Skip pictures in the listing below; copy exactly the lines from the one with "Recreate this image as a Python" through the one with "pisb = [-56, -123, -68, -72, -54, -59, -116, -158]", inclusive.

* _Data records_:
--*--

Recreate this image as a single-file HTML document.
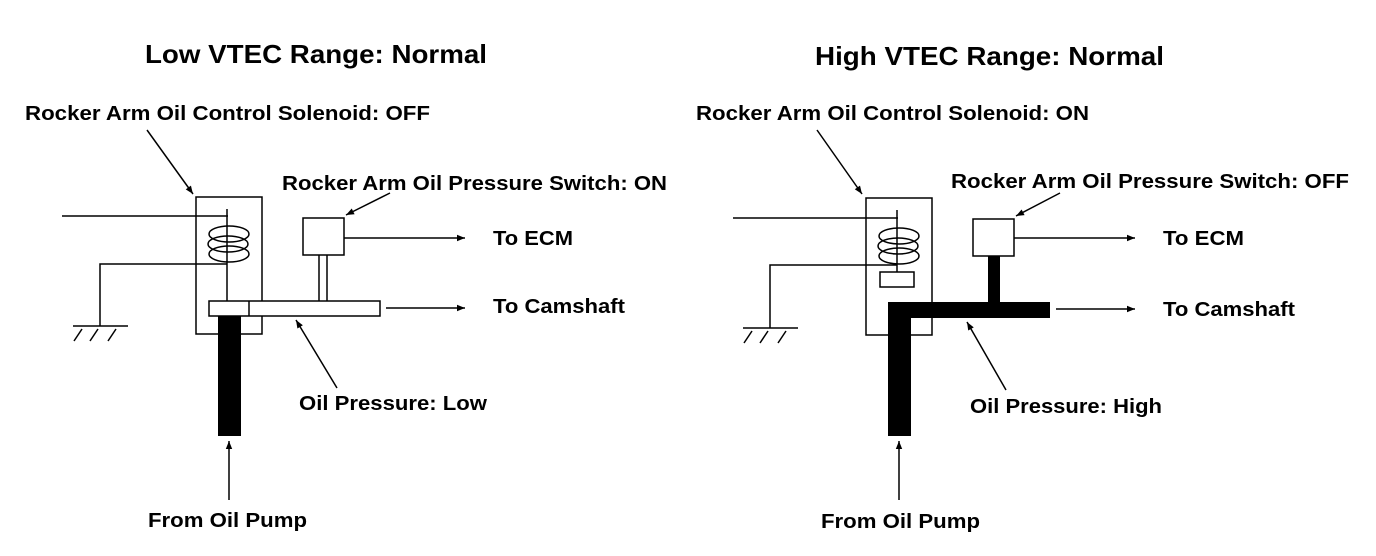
<!DOCTYPE html>
<html><head><style>body{margin:0;background:#fff}svg{display:block}</style></head><body>
<svg width="1376" height="556" viewBox="0 0 1376 556" xmlns="http://www.w3.org/2000/svg">
<defs><marker id="a" viewBox="0 0 10 10" refX="10" refY="5" markerWidth="10" markerHeight="8" orient="auto" markerUnits="userSpaceOnUse"><path d="M0,1L10,5L0,9z" fill="#000"/></marker></defs>
<g font-family="Liberation Sans, sans-serif" font-weight="bold" fill="#000">
<text x="145" y="63" font-size="26" textLength="342" lengthAdjust="spacingAndGlyphs">Low VTEC Range: Normal</text>
<text x="25" y="120" font-size="20" textLength="405" lengthAdjust="spacingAndGlyphs">Rocker Arm Oil Control Solenoid: OFF</text>
<text x="282" y="190" font-size="20" textLength="385" lengthAdjust="spacingAndGlyphs">Rocker Arm Oil Pressure Switch: ON</text>
<text x="493" y="245" font-size="20" textLength="80" lengthAdjust="spacingAndGlyphs">To ECM</text>
<text x="493" y="313" font-size="20" textLength="132" lengthAdjust="spacingAndGlyphs">To Camshaft</text>
<text x="299" y="410" font-size="20" textLength="188" lengthAdjust="spacingAndGlyphs">Oil Pressure: Low</text>
<text x="148" y="527" font-size="20" textLength="159" lengthAdjust="spacingAndGlyphs">From Oil Pump</text>
<text x="815" y="65" font-size="26" textLength="349" lengthAdjust="spacingAndGlyphs">High VTEC Range: Normal</text>
<text x="696" y="120" font-size="20" textLength="393" lengthAdjust="spacingAndGlyphs">Rocker Arm Oil Control Solenoid: ON</text>
<text x="951" y="188" font-size="20" textLength="398" lengthAdjust="spacingAndGlyphs">Rocker Arm Oil Pressure Switch: OFF</text>
<text x="1163" y="245" font-size="20" textLength="81" lengthAdjust="spacingAndGlyphs">To ECM</text>
<text x="1163" y="316" font-size="20" textLength="132" lengthAdjust="spacingAndGlyphs">To Camshaft</text>
<text x="970" y="413" font-size="20" textLength="192" lengthAdjust="spacingAndGlyphs">Oil Pressure: High</text>
<text x="821" y="528" font-size="20" textLength="159" lengthAdjust="spacingAndGlyphs">From Oil Pump</text>
</g>
<g stroke="#000" fill="none" stroke-width="1.5">
<rect x="196" y="197" width="66" height="137" fill="#fff"/>
<line x1="62" y1="216" x2="228" y2="216"/>
<line x1="227" y1="209" x2="227" y2="302"/>
<ellipse cx="229" cy="234" rx="20" ry="8"/>
<ellipse cx="228" cy="244" rx="20" ry="8"/>
<ellipse cx="229" cy="254" rx="20" ry="8"/>
<polyline points="227,264 100,264 100,326"/>
<line x1="73" y1="326" x2="128" y2="326"/>
<line x1="82" y1="329" x2="74" y2="341"/><line x1="98" y1="329" x2="90" y2="341"/><line x1="116" y1="329" x2="108" y2="341"/>
<rect x="303" y="218" width="41" height="37" fill="#fff"/>
<line x1="319" y1="255" x2="319" y2="301"/><line x1="327" y1="255" x2="327" y2="301"/>
<rect x="209" y="301" width="171" height="15" fill="#fff"/>
<line x1="249" y1="301" x2="249" y2="316"/>
<line x1="344" y1="238" x2="465" y2="238" marker-end="url(#a)"/>
<line x1="386" y1="308" x2="465" y2="308" marker-end="url(#a)"/>
<line x1="337" y1="388" x2="296" y2="320" marker-end="url(#a)"/>
<line x1="229" y1="500" x2="229" y2="441" marker-end="url(#a)"/>
<line x1="147" y1="130" x2="193" y2="194" marker-end="url(#a)"/>
<line x1="390" y1="193" x2="346" y2="215" marker-end="url(#a)"/>
<rect x="866" y="198" width="66" height="137" fill="#fff"/>
<line x1="733" y1="218" x2="898" y2="218"/>
<line x1="897" y1="210" x2="897" y2="272"/>
<ellipse cx="899" cy="236" rx="20" ry="8"/>
<ellipse cx="898" cy="246" rx="20" ry="8"/>
<ellipse cx="899" cy="256" rx="20" ry="8"/>
<polyline points="897,265 770,265 770,328"/>
<line x1="743" y1="328" x2="798" y2="328"/>
<line x1="752" y1="331" x2="744" y2="343"/><line x1="768" y1="331" x2="760" y2="343"/><line x1="786" y1="331" x2="778" y2="343"/>
<rect x="880" y="272" width="34" height="15" fill="#fff"/>
<rect x="973" y="219" width="41" height="37" fill="#fff"/>
<line x1="1014" y1="238" x2="1135" y2="238" marker-end="url(#a)"/>
<line x1="1056" y1="309" x2="1135" y2="309" marker-end="url(#a)"/>
<line x1="1006" y1="390" x2="967" y2="322" marker-end="url(#a)"/>
<line x1="899" y1="500" x2="899" y2="441" marker-end="url(#a)"/>
<line x1="817" y1="130" x2="862" y2="194" marker-end="url(#a)"/>
<line x1="1060" y1="193" x2="1016" y2="216" marker-end="url(#a)"/>
</g>
<g fill="#000">
<rect x="218" y="316" width="23" height="120"/>
<rect x="888" y="302" width="23" height="134"/>
<rect x="888" y="302" width="162" height="16"/>
<rect x="988" y="256" width="12" height="46"/>
</g>
</svg>
</body></html>
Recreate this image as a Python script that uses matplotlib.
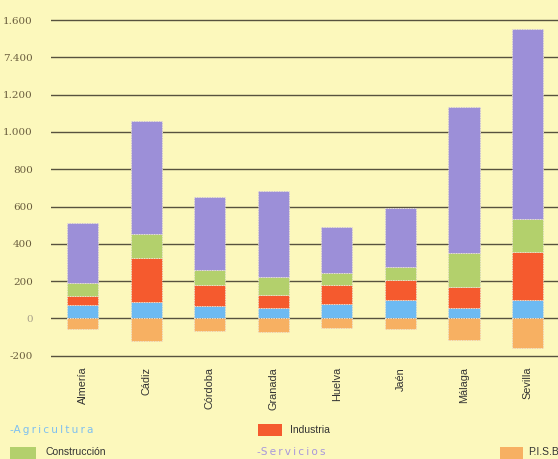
import matplotlib
matplotlib.use("Agg")
import matplotlib.pyplot as plt
import numpy as np
from matplotlib.patches import Rectangle

provincias = ["Almería", "Cádiz", "Córdoba", "Granada", "Huelva", "Jaén", "Málaga", "Sevilla"]
agricultura = [71, 86, 66, 57, 75, 98, 57, 98]
industria = [49, 239, 113, 68, 104, 107, 112, 259]
construccion = [68, 125, 82, 98, 62, 72, 180, 175]
servicios = [321, 609, 391, 461, 250, 316, 786, 1019]
pisb = [-56, -123, -68, -72, -54, -59, -116, -158]

ytick_vals = [1600, 1400, 1200, 1000, 800, 600, 400, 200, 0, -200]
ytick_labels = ["1.600", "7.400", "1.200", "1.000", "800", "600", "400", "200", "0", "-200"]

BG = "#FCF8BC"
C_AGR = "#6DBAF2"
C_IND = "#F55A2E"
C_CON = "#B3D06C"
C_SER = "#9C8FD8"
C_PIS = "#F7B062"
GRID = "#57523E"
TXT = "#6A5E3E"

narrow = ["Liberation Sans", "DejaVu Sans"]

W, H = 558, 459
fig = plt.figure(figsize=(W / 100, H / 100), dpi=100, facecolor=BG)
ax = fig.add_axes([51 / W, 1 - 362 / H, 1 - 51 / W, (362 - 10) / H])
ax.set_facecolor(BG)

x = np.arange(len(provincias))
bw = 0.49
edge = dict(edgecolor="#EDE6DA", linewidth=0.6, linestyle=(0, (1.5, 1.5)))
ax.bar(x, agricultura, bw, color=C_AGR, zorder=3, **edge)
b1 = np.array(agricultura)
ax.bar(x, industria, bw, bottom=b1, color=C_IND, zorder=3, **edge)
b2 = b1 + np.array(industria)
ax.bar(x, construccion, bw, bottom=b2, color=C_CON, zorder=3, **edge)
b3 = b2 + np.array(construccion)
ax.bar(x, servicios, bw, bottom=b3, color=C_SER, zorder=3, **edge)
ax.bar(x, pisb, bw, color=C_PIS, zorder=3, **edge)

ax.set_xlim(-0.5, 7.48)
ax.set_ylim(-234, 1654)
ax.set_yticks(ytick_vals)
ax.set_yticklabels(ytick_labels)
for v in ytick_vals:
    ax.axhline(v, color=GRID, linewidth=1.0, zorder=1)
for lbl in ax.get_yticklabels():
    lbl.set_fontfamily(["DejaVu Serif", "DejaVu Sans"])
    lbl.set_fontsize(7.5)
    lbl.set_color(TXT)
ax.get_yticklabels()[8].set_color("#A8A08A")
ax.tick_params(axis="y", length=0, pad=13)

ax.set_xticks(x)
ax.set_xticklabels(provincias, rotation=90, fontsize=7.8, family=narrow, color="#333333")
ax.tick_params(axis="x", length=0, pad=3.5)
for s in ax.spines.values():
    s.set_visible(False)

def px(xp, yp):
    return xp / W, 1 - yp / H

ts = "\u2009"
fig.text(*px(10, 430), "-" + ts.join("Agricultura"), color="#7EC0F0", fontsize=7.6,
         va="center", ha="left")
fig.text(*px(257, 452), "-" + ts.join("Servicios"), color="#A898DC", fontsize=7.6,
         va="center", ha="left")

def patch(x0, y0, w, h, c):
    fig.patches.append(Rectangle(px(x0, y0 + h), w / W, h / H, transform=fig.transFigure,
                                 facecolor=c, edgecolor="none"))

patch(10, 447, 26, 12, C_CON)
fig.text(*px(45, 452), "Construcción", color="#333333", fontsize=7.5, family=narrow,
         va="center", ha="left")
patch(258, 424, 24, 12, C_IND)
fig.text(*px(290, 430), "Industria", color="#333333", fontsize=7.5, family=narrow,
         va="center", ha="left")
patch(500, 447, 23, 12, C_PIS)
fig.text(*px(528, 452), "P.I.S.B", color="#333333", fontsize=7.5, family=narrow,
         va="center", ha="left")

fig.savefig("out.png", dpi=100, facecolor=BG)
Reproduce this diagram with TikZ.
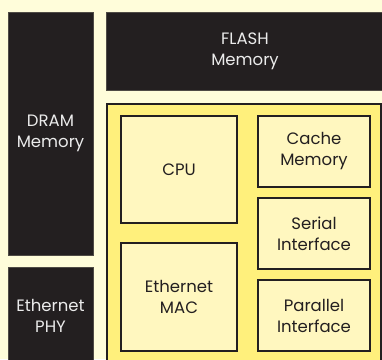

--*--

* _Complete output_:
Recreate this image as a Python script that uses matplotlib.
import matplotlib
matplotlib.use("Agg")
import matplotlib.pyplot as plt
import numpy as np
from matplotlib.patches import Rectangle

provincias = ["Almería", "Cádiz", "Córdoba", "Granada", "Huelva", "Jaén", "Málaga", "Sevilla"]
agricultura = [71, 86, 66, 57, 75, 98, 57, 98]
industria = [49, 239, 113, 68, 104, 107, 112, 259]
construccion = [68, 125, 82, 98, 62, 72, 180, 175]
servicios = [321, 609, 391, 461, 250, 316, 786, 1019]
pisb = [-56, -123, -68, -72, -54, -59, -116, -158]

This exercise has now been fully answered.